- STORED DATA
- - -

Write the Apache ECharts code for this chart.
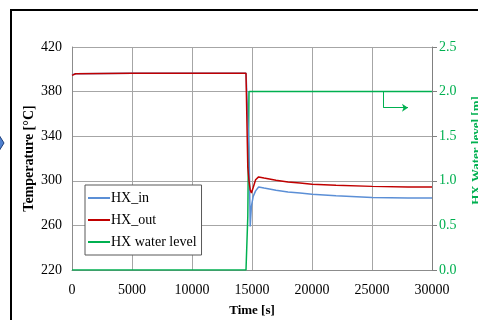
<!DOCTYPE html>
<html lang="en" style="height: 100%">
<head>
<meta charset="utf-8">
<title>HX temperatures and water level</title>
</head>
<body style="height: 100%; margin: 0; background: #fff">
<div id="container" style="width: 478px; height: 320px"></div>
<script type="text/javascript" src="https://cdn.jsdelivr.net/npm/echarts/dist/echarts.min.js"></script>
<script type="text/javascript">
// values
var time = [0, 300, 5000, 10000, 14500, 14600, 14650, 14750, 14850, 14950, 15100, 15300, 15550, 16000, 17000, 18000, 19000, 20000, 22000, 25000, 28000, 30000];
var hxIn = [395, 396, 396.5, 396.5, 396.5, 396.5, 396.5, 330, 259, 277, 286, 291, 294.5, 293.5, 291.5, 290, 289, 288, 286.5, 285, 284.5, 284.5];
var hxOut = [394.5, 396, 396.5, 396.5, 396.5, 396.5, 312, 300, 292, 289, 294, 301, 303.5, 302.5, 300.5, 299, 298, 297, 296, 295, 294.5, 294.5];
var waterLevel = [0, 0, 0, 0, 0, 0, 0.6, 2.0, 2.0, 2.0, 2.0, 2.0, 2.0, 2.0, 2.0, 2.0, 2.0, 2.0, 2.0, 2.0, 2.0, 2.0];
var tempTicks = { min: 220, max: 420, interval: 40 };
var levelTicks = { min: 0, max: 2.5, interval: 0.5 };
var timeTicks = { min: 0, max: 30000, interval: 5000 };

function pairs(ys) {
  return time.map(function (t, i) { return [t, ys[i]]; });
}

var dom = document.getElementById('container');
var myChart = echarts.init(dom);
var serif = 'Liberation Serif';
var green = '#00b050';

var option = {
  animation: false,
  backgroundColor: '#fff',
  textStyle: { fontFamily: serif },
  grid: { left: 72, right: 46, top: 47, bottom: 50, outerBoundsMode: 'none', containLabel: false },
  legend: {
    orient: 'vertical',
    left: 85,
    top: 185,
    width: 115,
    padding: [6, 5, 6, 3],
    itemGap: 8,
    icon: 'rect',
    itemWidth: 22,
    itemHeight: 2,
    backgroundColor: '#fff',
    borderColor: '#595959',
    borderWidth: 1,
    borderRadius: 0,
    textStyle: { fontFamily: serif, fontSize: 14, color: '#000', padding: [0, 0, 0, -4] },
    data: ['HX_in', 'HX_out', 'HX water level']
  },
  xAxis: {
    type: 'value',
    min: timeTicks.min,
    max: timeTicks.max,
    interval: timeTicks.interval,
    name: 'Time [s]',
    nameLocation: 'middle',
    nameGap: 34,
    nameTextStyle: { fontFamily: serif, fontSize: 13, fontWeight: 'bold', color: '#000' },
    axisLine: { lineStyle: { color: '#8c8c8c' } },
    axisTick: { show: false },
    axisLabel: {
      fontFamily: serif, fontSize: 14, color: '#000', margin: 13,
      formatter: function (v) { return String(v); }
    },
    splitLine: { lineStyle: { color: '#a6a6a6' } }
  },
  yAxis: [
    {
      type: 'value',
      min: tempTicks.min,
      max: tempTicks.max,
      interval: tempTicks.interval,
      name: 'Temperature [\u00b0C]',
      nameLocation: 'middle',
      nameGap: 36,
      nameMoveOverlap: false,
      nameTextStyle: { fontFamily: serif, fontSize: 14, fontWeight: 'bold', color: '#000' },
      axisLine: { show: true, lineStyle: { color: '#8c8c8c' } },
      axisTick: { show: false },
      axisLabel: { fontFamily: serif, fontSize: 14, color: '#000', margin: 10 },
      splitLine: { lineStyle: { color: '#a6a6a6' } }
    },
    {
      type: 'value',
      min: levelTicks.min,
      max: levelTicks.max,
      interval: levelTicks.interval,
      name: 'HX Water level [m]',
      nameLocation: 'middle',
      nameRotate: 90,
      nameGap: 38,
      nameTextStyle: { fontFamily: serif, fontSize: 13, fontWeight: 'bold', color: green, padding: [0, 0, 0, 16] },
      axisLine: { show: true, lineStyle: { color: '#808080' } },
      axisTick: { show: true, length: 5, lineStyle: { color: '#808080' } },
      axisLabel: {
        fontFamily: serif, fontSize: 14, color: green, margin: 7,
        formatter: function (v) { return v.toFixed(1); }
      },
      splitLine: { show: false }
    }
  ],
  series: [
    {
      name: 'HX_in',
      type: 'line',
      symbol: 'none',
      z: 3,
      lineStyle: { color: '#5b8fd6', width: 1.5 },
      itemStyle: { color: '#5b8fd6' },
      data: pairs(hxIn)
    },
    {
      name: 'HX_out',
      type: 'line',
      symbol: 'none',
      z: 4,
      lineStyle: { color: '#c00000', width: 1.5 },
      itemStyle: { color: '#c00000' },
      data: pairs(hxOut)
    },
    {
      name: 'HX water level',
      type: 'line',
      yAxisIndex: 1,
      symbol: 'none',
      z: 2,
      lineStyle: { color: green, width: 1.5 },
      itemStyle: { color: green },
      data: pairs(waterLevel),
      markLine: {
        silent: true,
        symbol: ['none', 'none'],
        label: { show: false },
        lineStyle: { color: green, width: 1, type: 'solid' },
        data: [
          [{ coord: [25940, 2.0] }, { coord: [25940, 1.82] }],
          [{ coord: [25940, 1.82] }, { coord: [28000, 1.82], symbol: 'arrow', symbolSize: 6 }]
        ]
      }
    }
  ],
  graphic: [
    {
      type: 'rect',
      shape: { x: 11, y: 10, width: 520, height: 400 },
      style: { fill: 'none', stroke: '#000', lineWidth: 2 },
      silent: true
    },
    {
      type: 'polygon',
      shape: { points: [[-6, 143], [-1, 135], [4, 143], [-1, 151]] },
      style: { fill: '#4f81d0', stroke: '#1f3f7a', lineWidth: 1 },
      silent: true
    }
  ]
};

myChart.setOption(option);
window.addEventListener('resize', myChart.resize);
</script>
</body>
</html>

- - -

- GIVEN TASK
Each line of the data should be quoted exactly, with pictures left out.

- OUTPUT
Write the Apache ECharts code for this chart.
<!DOCTYPE html>
<html lang="en" style="height: 100%">
<head>
<meta charset="utf-8">
<title>HX temperatures and water level</title>
</head>
<body style="height: 100%; margin: 0; background: #fff">
<div id="container" style="width: 478px; height: 320px"></div>
<script type="text/javascript" src="https://cdn.jsdelivr.net/npm/echarts/dist/echarts.min.js"></script>
<script type="text/javascript">
// values
var time = [0, 300, 5000, 10000, 14500, 14600, 14650, 14750, 14850, 14950, 15100, 15300, 15550, 16000, 17000, 18000, 19000, 20000, 22000, 25000, 28000, 30000];
var hxIn = [395, 396, 396.5, 396.5, 396.5, 396.5, 396.5, 330, 259, 277, 286, 291, 294.5, 293.5, 291.5, 290, 289, 288, 286.5, 285, 284.5, 284.5];
var hxOut = [394.5, 396, 396.5, 396.5, 396.5, 396.5, 312, 300, 292, 289, 294, 301, 303.5, 302.5, 300.5, 299, 298, 297, 296, 295, 294.5, 294.5];
var waterLevel = [0, 0, 0, 0, 0, 0, 0.6, 2.0, 2.0, 2.0, 2.0, 2.0, 2.0, 2.0, 2.0, 2.0, 2.0, 2.0, 2.0, 2.0, 2.0, 2.0];
var tempTicks = { min: 220, max: 420, interval: 40 };
var levelTicks = { min: 0, max: 2.5, interval: 0.5 };
var timeTicks = { min: 0, max: 30000, interval: 5000 };

function pairs(ys) {
  return time.map(function (t, i) { return [t, ys[i]]; });
}

var dom = document.getElementById('container');
var myChart = echarts.init(dom);
var serif = 'Liberation Serif';
var green = '#00b050';

var option = {
  animation: false,
  backgroundColor: '#fff',
  textStyle: { fontFamily: serif },
  grid: { left: 72, right: 46, top: 47, bottom: 50, outerBoundsMode: 'none', containLabel: false },
  legend: {
    orient: 'vertical',
    left: 85,
    top: 185,
    width: 115,
    padding: [6, 5, 6, 3],
    itemGap: 8,
    icon: 'rect',
    itemWidth: 22,
    itemHeight: 2,
    backgroundColor: '#fff',
    borderColor: '#595959',
    borderWidth: 1,
    borderRadius: 0,
    textStyle: { fontFamily: serif, fontSize: 14, color: '#000', padding: [0, 0, 0, -4] },
    data: ['HX_in', 'HX_out', 'HX water level']
  },
  xAxis: {
    type: 'value',
    min: timeTicks.min,
    max: timeTicks.max,
    interval: timeTicks.interval,
    name: 'Time [s]',
    nameLocation: 'middle',
    nameGap: 34,
    nameTextStyle: { fontFamily: serif, fontSize: 13, fontWeight: 'bold', color: '#000' },
    axisLine: { lineStyle: { color: '#8c8c8c' } },
    axisTick: { show: false },
    axisLabel: {
      fontFamily: serif, fontSize: 14, color: '#000', margin: 13,
      formatter: function (v) { return String(v); }
    },
    splitLine: { lineStyle: { color: '#a6a6a6' } }
  },
  yAxis: [
    {
      type: 'value',
      min: tempTicks.min,
      max: tempTicks.max,
      interval: tempTicks.interval,
      name: 'Temperature [\u00b0C]',
      nameLocation: 'middle',
      nameGap: 36,
      nameMoveOverlap: false,
      nameTextStyle: { fontFamily: serif, fontSize: 14, fontWeight: 'bold', color: '#000' },
      axisLine: { show: true, lineStyle: { color: '#8c8c8c' } },
      axisTick: { show: false },
      axisLabel: { fontFamily: serif, fontSize: 14, color: '#000', margin: 10 },
      splitLine: { lineStyle: { color: '#a6a6a6' } }
    },
    {
      type: 'value',
      min: levelTicks.min,
      max: levelTicks.max,
      interval: levelTicks.interval,
      name: 'HX Water level [m]',
      nameLocation: 'middle',
      nameRotate: 90,
      nameGap: 38,
      nameTextStyle: { fontFamily: serif, fontSize: 13, fontWeight: 'bold', color: green, padding: [0, 0, 0, 16] },
      axisLine: { show: true, lineStyle: { color: '#808080' } },
      axisTick: { show: true, length: 5, lineStyle: { color: '#808080' } },
      axisLabel: {
        fontFamily: serif, fontSize: 14, color: green, margin: 7,
        formatter: function (v) { return v.toFixed(1); }
      },
      splitLine: { show: false }
    }
  ],
  series: [
    {
      name: 'HX_in',
      type: 'line',
      symbol: 'none',
      z: 3,
      lineStyle: { color: '#5b8fd6', width: 1.5 },
      itemStyle: { color: '#5b8fd6' },
      data: pairs(hxIn)
    },
    {
      name: 'HX_out',
      type: 'line',
      symbol: 'none',
      z: 4,
      lineStyle: { color: '#c00000', width: 1.5 },
      itemStyle: { color: '#c00000' },
      data: pairs(hxOut)
    },
    {
      name: 'HX water level',
      type: 'line',
      yAxisIndex: 1,
      symbol: 'none',
      z: 2,
      lineStyle: { color: green, width: 1.5 },
      itemStyle: { color: green },
      data: pairs(waterLevel),
      markLine: {
        silent: true,
        symbol: ['none', 'none'],
        label: { show: false },
        lineStyle: { color: green, width: 1, type: 'solid' },
        data: [
          [{ coord: [25940, 2.0] }, { coord: [25940, 1.82] }],
          [{ coord: [25940, 1.82] }, { coord: [28000, 1.82], symbol: 'arrow', symbolSize: 6 }]
        ]
      }
    }
  ],
  graphic: [
    {
      type: 'rect',
      shape: { x: 11, y: 10, width: 520, height: 400 },
      style: { fill: 'none', stroke: '#000', lineWidth: 2 },
      silent: true
    },
    {
      type: 'polygon',
      shape: { points: [[-6, 143], [-1, 135], [4, 143], [-1, 151]] },
      style: { fill: '#4f81d0', stroke: '#1f3f7a', lineWidth: 1 },
      silent: true
    }
  ]
};

myChart.setOption(option);
window.addEventListener('resize', myChart.resize);
</script>
</body>
</html>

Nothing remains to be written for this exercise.